Investment and Financial Markets

Why Are Credit Unions Not Publicly Traded?

Explore the fundamental structure of credit unions to understand why their distinct, member-focused model precludes public stock trading.

Credit unions are financial institutions serving millions of individuals across the United States. Unlike many corporations, credit unions are not publicly traded on stock exchanges. Their distinct operational model and foundational purpose set them apart from traditional financial entities, rooted in their unique structure and how they utilize financial resources.

Credit Union Fundamentals

Credit unions are not-for-profit financial cooperatives established to serve their members. Their primary mission focuses on the financial well-being of these members, rather than maximizing profits for external shareholders. This service-oriented approach contrasts with commercial banks, which are for-profit entities owned by shareholders. Credit unions channel any surplus earnings back into the organization to benefit their member community. They provide a wide array of financial services, including savings accounts, loans, and checking accounts.

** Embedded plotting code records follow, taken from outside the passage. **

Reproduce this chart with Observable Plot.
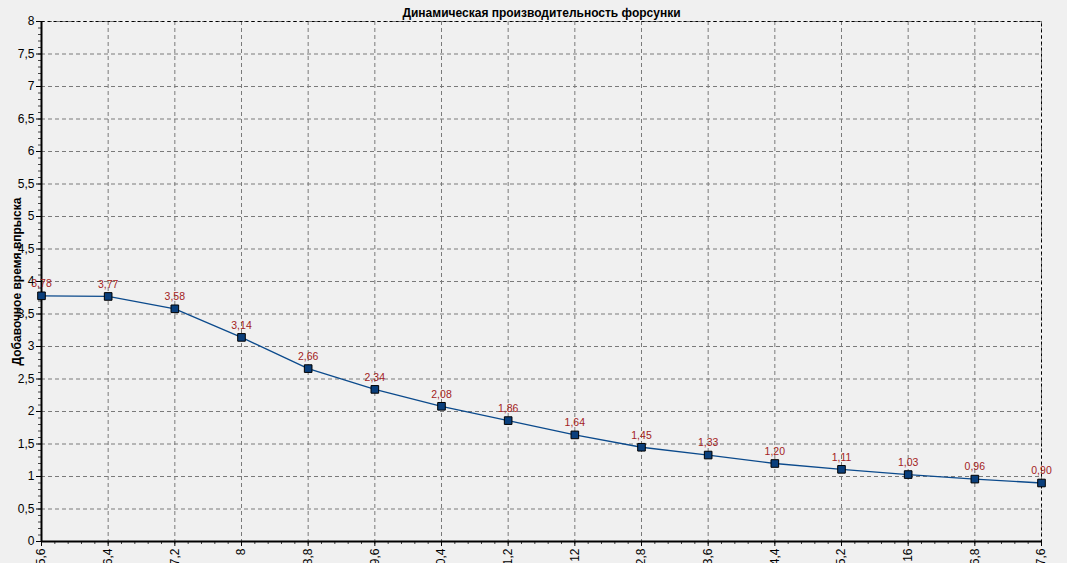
<!DOCTYPE html>
<html>
<head>
<meta charset="utf-8">
<script src="https://cdn.jsdelivr.net/npm/d3@7"></script>
<script src="https://cdn.jsdelivr.net/npm/@observablehq/plot@0.6"></script>
<style>
  html, body { margin: 0; padding: 0; background: #f0f0f0; overflow: hidden; }
  #chart svg { background: #f0f0f0; display: block; }
</style>
</head>
<body>
<div id="chart"></div>
<script>
const title = "Динамическая производительность форсунки";
const yTitle = "Добавочное время впрыска";
const xValues = [5.6, 6.4, 7.2, 8, 8.8, 9.6, 10.4, 11.2, 12, 12.8, 13.6, 14.4, 15.2, 16, 16.8, 17.6];
const yValues = [3.78, 3.77, 3.58, 3.14, 2.66, 2.34, 2.08, 1.86, 1.64, 1.45, 1.33, 1.20, 1.11, 1.03, 0.96, 0.90];
const xTickLabels = ["5,6", "6,4", "7,2", "8", "8,8", "9,6", "10,4", "11,2", "12", "12,8", "13,6", "14,4", "15,2", "16", "16,8", "17,6"];
const yTicks = [0, 0.5, 1, 1.5, 2, 2.5, 3, 3.5, 4, 4.5, 5, 5.5, 6, 6.5, 7, 7.5, 8];
const yTickLabels = ["0", "0,5", "1", "1,5", "2", "2,5", "3", "3,5", "4", "4,5", "5", "5,5", "6", "6,5", "7", "7,5", "8"];

const data = xValues.map((x, i) => ({x, y: yValues[i], label: yValues[i].toFixed(2).replace(".", ",")}));
const xLabelMap = new Map(xValues.map((v, i) => [v, xTickLabels[i]]));
const yLabelMap = new Map(yTicks.map((v, i) => [v, yTickLabels[i]]));
const minorX = d3.range(0, 76).map(i => 5.6 + i * 0.16).filter(v => v <= 17.61);
const minorY = d3.range(0, 81).map(i => i * 0.1);

const font = "Liberation Sans, Arial, sans-serif";

const chart = Plot.plot({
  width: 1067,
  height: 563,
  marginLeft: 41,
  marginRight: 26,
  marginTop: 21,
  marginBottom: 22,
  style: {fontFamily: font, fontSize: "12px", background: "#f0f0f0", color: "black"},
  x: {type: "linear", domain: [5.6, 17.6]},
  y: {type: "linear", domain: [0, 8]},
  marks: [
    Plot.gridX(xValues, {stroke: "#7a7a7a", strokeOpacity: 1, strokeDasharray: "4,3"}),
    Plot.gridY(yTicks, {stroke: "#7a7a7a", strokeOpacity: 1, strokeDasharray: "4,3"}),
    Plot.frame({stroke: "black", strokeDasharray: "3,3"}),
    Plot.axisY(minorY, {tickSize: 3, text: null, label: null, stroke: "#444"}),
    Plot.axisX(minorX, {tickSize: 3, text: null, label: null, stroke: "#444"}),
    Plot.axisY(yTicks, {tickSize: 5, tickPadding: 2, tickFormat: d => yLabelMap.get(d), label: null, fontSize: 12}),
    Plot.axisX(xValues, {tickSize: 5, tickPadding: 2, tickRotate: -90, tickFormat: d => xLabelMap.get(d), label: null, fontSize: 12}),
    Plot.ruleY([0], {stroke: "black", strokeWidth: 2}),
    Plot.ruleX([5.6], {stroke: "black", strokeWidth: 2}),
    Plot.line(data, {x: "x", y: "y", stroke: "#0b4a8c", strokeWidth: 1.3}),
    Plot.dot(data, {x: "x", y: "y", symbol: "square", r: 4.3, fill: "#0a3f7c", stroke: "black", strokeWidth: 1}),
    Plot.text(data, {x: "x", y: "y", text: "label", dy: -12, fill: "#a32222", fontSize: 10.5}),
    Plot.text([title], {frameAnchor: "top", dy: -13, fontWeight: "bold", fontSize: 12, fill: "black"}),
    Plot.text([yTitle], {frameAnchor: "left", dx: -24, rotate: -90, textAnchor: "middle", fontWeight: "bold", fontSize: 12, fill: "black"})
  ]
});
document.getElementById("chart").append(chart);
</script>
</body>
</html>
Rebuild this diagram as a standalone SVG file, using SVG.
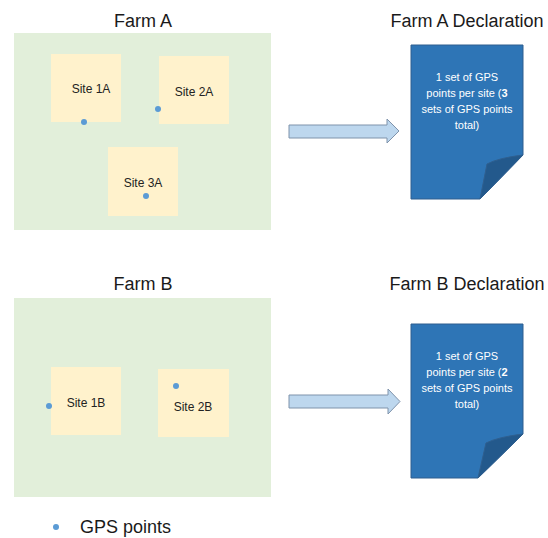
<svg xmlns="http://www.w3.org/2000/svg" width="548" height="538" viewBox="0 0 548 538">
  <defs>
    <style>
      .title { font-family: "Liberation Sans", Arial, sans-serif; font-size: 18px; fill: #1a1a1a; text-anchor: middle; }
      .farm { fill: #e2efda; }
      .site { fill: #fff2cc; }
      .site-label { font-family: "Liberation Sans", Arial, sans-serif; font-size: 12px; fill: #222; text-anchor: middle; }
      .gps { fill: #5b9bd5; }
      .arrow { fill: #bdd7ee; stroke: #7f93ab; stroke-width: 1; }
      .doc { fill: #2e75b6; stroke: #2f5f8f; stroke-width: 1; }
      .fold { fill: #23598c; stroke: #2f5f8f; stroke-width: 1; }
      .doc-text { font-family: "Liberation Sans", Arial, sans-serif; font-size: 11px; fill: #ffffff; text-anchor: middle; }
      .legend { font-family: "Liberation Sans", Arial, sans-serif; font-size: 18px; fill: #1a1a1a; }
    </style>
  </defs>

  <!-- Farm A -->
  <g id="farm-a">
    <rect class="farm" x="14" y="33" width="257" height="197"/>
    <text class="title" x="143" y="27">Farm A</text>
  </g>
  <g id="site-1a">
    <rect class="site" x="51" y="54" width="70" height="68"/>
    <text class="site-label" x="91" y="93">Site 1A</text>
  </g>
  <g id="site-2a">
    <rect class="site" x="159" y="56" width="70" height="68"/>
    <text class="site-label" x="194" y="96">Site 2A</text>
  </g>
  <g id="site-3a">
    <rect class="site" x="108" y="147" width="70" height="69"/>
    <text class="site-label" x="143" y="187">Site 3A</text>
  </g>
  <g id="gps-a">
    <circle class="gps" cx="84" cy="122" r="3"/>
    <circle class="gps" cx="158" cy="109" r="3"/>
    <circle class="gps" cx="146" cy="196" r="3"/>
  </g>

  <!-- Farm B -->
  <g id="farm-b">
    <rect class="farm" x="14" y="298" width="257" height="199"/>
    <text class="title" x="143" y="290">Farm B</text>
  </g>
  <g id="site-1b">
    <rect class="site" x="51" y="367" width="70" height="68"/>
    <text class="site-label" x="86" y="407">Site 1B</text>
  </g>
  <g id="site-2b">
    <rect class="site" x="158" y="369" width="71" height="68"/>
    <text class="site-label" x="193" y="411">Site 2B</text>
  </g>
  <g id="gps-b">
    <circle class="gps" cx="49" cy="406" r="3"/>
    <circle class="gps" cx="176" cy="386" r="3"/>
  </g>

  <!-- Declarations -->
  <g id="decl-a">
    <text class="title" x="467" y="27">Farm A Declaration</text>
    <path class="doc" d="M411,45 H523 V155 L480,199 H411 Z"/>
    <path class="fold" d="M523,155 Q498,158 487,164 L480,199 Z"/>
    <text class="doc-text" x="467" y="81">1 set of GPS</text>
    <text class="doc-text" x="467" y="97">points per site (<tspan font-weight="bold">3</tspan></text>
    <text class="doc-text" x="467" y="113">sets of GPS points</text>
    <text class="doc-text" x="467" y="129">total)</text>
  </g>
  <g id="decl-b">
    <text class="title" x="467" y="290">Farm B Declaration</text>
    <path class="doc" d="M411,324 H523 V434 L478,478 H411 Z"/>
    <path class="fold" d="M523,434 Q498,437 486,443 L478,478 Z"/>
    <text class="doc-text" x="467" y="360">1 set of GPS</text>
    <text class="doc-text" x="467" y="376">points per site (<tspan font-weight="bold">2</tspan></text>
    <text class="doc-text" x="467" y="392">sets of GPS points</text>
    <text class="doc-text" x="467" y="408">total)</text>
  </g>

  <!-- Connectors -->
  <g id="connectors">
    <path class="arrow" d="M289,125 H387 V119 L399,131 L387,143 V138 H289 Z"/>
    <path class="arrow" d="M289,395 H388 V389 L400,401.5 L388,414 V408 H289 Z"/>
  </g>

  <!-- Legend -->
  <g id="legend">
    <circle class="gps" cx="56" cy="527" r="3"/>
    <text class="legend" x="80" y="533">GPS points</text>
  </g>
</svg>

Member Ownership and Cooperative Structure

A defining characteristic of credit unions is their member-owned, cooperative structure. When an individual opens an account with a credit union, they become a member and a part-owner of the institution. This ownership model is fundamentally different from a publicly traded company, where shareholders purchase stock. In a credit union, members have a say in its governance through a “one member, one vote” system. Instead of distributing profits to external investors, credit unions return surplus earnings to their members through various benefits, including lower interest rates on loans, higher interest rates on savings accounts, and reduced fees for services.

Why Credit Unions Are Not Publicly Traded

Credit unions are not publicly traded because their cooperative, member-owned structure does not involve issuing stock shares to the general public. As not-for-profit institutions, their purpose is to serve their members directly, rather than generating profits for investors. This means there is no external shareholder base that would require a stock market for trading shares. Their capital is primarily built through member deposits and retained earnings, which are reinvested to support operations and provide better services to members. The absence of stock issuance inherently removes the mechanism for public trading on exchanges.

Regulatory Framework

Despite not being publicly traded, credit unions are subject to rigorous regulatory oversight. The primary federal regulator for credit unions is the National Credit Union Administration (NCUA). The NCUA is responsible for chartering, supervising, and examining federal credit unions. It also administers the National Credit Union Share Insurance Fund (NCUSIF), which provides deposit insurance for member accounts up to $250,000. State-chartered credit unions are regulated by their respective state financial services divisions, but the vast majority also opt for federal insurance through the NCUSIF.